- _What is expected_:
Print word for word the first line of the listing below and every line after it, through the line with "import plotly.graph_objects as go". Leave out the pictures and the rest.

- _Data excerpt_:
^^^^
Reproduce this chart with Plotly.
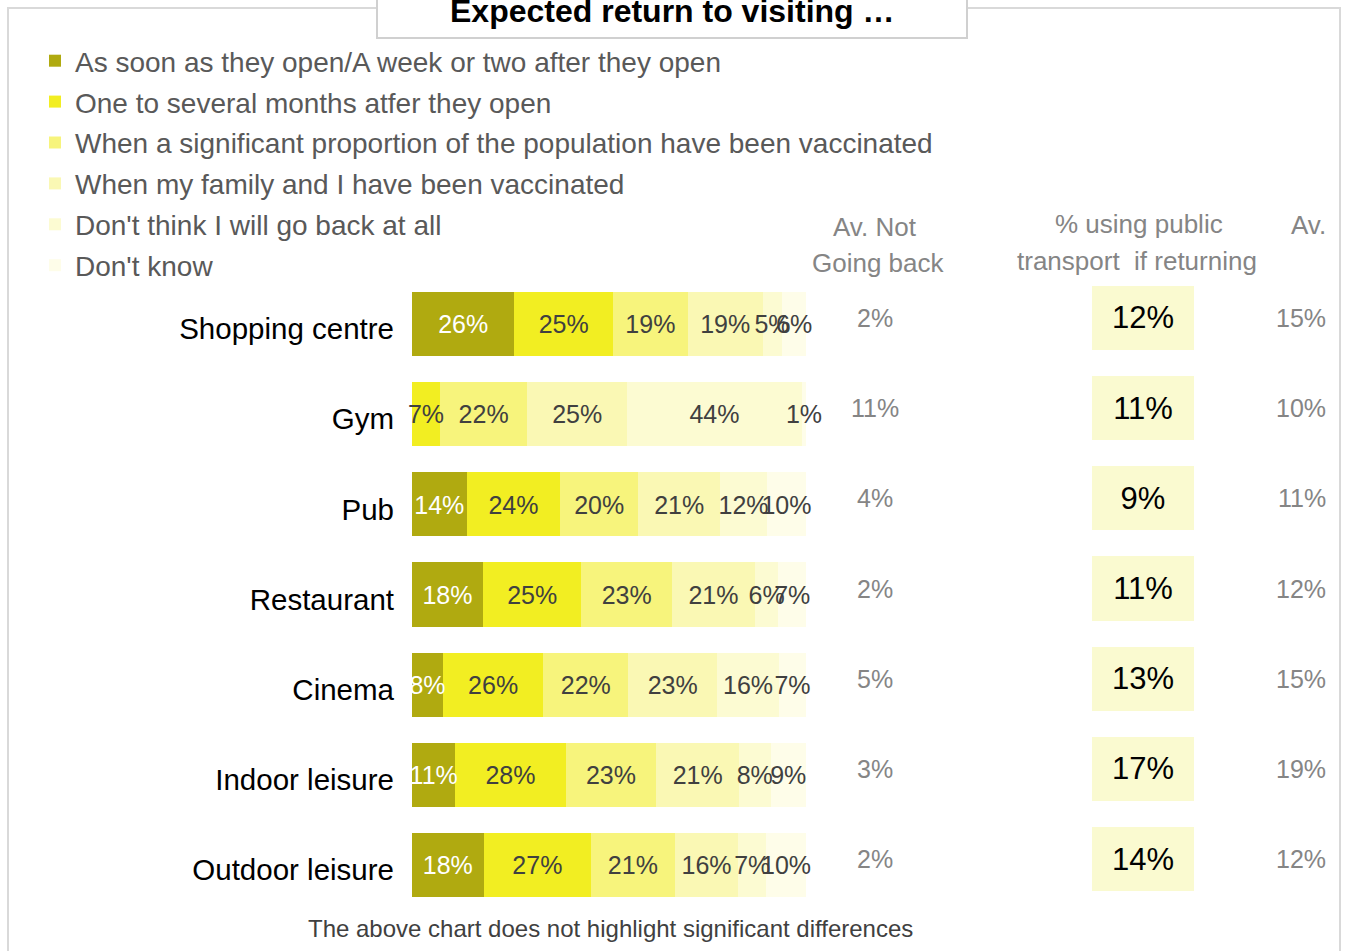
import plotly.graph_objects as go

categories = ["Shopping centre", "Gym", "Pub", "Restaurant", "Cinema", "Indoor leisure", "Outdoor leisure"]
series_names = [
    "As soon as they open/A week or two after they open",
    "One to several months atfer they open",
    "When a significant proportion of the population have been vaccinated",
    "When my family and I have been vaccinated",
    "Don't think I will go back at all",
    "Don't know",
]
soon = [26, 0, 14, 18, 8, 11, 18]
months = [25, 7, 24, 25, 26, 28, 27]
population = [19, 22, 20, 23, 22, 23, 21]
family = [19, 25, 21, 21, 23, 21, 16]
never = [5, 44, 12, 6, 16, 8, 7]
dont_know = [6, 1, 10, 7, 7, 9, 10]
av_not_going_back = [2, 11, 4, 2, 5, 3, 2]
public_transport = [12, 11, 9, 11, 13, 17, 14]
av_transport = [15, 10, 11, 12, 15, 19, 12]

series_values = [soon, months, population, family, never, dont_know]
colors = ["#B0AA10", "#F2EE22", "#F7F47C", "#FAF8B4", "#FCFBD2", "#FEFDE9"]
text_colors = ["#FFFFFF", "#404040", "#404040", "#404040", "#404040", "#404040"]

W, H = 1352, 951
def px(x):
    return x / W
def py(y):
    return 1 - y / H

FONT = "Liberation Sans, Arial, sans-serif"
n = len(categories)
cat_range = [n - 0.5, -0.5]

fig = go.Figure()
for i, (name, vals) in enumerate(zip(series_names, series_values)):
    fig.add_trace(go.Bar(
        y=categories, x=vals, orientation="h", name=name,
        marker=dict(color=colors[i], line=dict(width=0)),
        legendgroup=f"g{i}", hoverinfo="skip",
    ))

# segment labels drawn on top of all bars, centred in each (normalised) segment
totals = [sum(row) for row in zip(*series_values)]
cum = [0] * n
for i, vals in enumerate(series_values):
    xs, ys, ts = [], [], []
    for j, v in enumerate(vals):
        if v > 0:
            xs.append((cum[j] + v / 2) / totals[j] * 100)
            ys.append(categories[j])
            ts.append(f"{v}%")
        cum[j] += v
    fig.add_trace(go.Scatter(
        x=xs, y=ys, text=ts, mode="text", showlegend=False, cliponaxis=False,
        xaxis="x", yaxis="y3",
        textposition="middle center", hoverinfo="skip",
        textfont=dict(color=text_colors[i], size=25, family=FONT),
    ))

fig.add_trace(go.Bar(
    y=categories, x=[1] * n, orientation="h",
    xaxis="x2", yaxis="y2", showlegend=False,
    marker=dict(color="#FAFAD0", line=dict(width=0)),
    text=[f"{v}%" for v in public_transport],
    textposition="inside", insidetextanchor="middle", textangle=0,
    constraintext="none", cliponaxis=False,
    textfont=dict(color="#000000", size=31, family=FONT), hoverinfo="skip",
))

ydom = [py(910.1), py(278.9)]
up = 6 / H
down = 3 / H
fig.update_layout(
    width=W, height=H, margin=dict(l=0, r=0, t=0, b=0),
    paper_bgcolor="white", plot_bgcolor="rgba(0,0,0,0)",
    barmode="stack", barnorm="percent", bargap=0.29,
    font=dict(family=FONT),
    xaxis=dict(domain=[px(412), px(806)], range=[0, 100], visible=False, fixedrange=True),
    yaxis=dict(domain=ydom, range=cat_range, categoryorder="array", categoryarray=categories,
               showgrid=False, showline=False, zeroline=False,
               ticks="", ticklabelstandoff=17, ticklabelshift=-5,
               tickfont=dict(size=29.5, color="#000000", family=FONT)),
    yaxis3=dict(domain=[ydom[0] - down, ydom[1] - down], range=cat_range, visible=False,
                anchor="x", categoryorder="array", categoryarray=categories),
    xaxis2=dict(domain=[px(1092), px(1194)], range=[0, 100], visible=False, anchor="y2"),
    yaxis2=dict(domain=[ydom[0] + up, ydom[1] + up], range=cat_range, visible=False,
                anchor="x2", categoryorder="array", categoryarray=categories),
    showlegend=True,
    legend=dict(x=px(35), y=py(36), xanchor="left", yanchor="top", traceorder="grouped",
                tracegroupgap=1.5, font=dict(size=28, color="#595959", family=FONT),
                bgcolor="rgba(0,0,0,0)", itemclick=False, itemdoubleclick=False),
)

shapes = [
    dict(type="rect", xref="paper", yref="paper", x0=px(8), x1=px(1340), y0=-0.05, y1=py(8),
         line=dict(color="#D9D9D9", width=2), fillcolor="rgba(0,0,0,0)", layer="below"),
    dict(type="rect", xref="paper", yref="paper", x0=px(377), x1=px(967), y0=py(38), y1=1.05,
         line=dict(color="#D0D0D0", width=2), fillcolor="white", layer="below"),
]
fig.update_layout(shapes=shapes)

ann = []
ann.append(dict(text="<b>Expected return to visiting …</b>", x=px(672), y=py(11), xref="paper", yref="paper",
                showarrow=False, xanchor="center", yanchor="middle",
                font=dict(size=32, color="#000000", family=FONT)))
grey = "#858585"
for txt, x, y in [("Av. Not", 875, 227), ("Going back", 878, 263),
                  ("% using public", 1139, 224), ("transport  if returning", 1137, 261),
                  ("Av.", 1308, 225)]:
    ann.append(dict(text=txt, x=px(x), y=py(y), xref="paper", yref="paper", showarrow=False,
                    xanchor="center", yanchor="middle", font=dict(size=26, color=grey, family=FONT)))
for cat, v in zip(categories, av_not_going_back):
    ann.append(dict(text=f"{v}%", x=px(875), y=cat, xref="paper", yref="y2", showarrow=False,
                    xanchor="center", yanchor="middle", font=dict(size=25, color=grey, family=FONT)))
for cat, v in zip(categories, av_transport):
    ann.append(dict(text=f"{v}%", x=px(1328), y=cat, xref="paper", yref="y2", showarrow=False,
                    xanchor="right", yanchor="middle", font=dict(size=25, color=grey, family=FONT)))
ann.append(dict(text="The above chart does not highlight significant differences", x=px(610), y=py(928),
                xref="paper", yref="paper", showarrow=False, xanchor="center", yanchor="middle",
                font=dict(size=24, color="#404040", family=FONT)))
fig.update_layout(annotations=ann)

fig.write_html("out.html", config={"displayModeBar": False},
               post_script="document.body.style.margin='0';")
^^^^
- _Written solution_:
Reproduce this chart with Plotly.
import plotly.graph_objects as go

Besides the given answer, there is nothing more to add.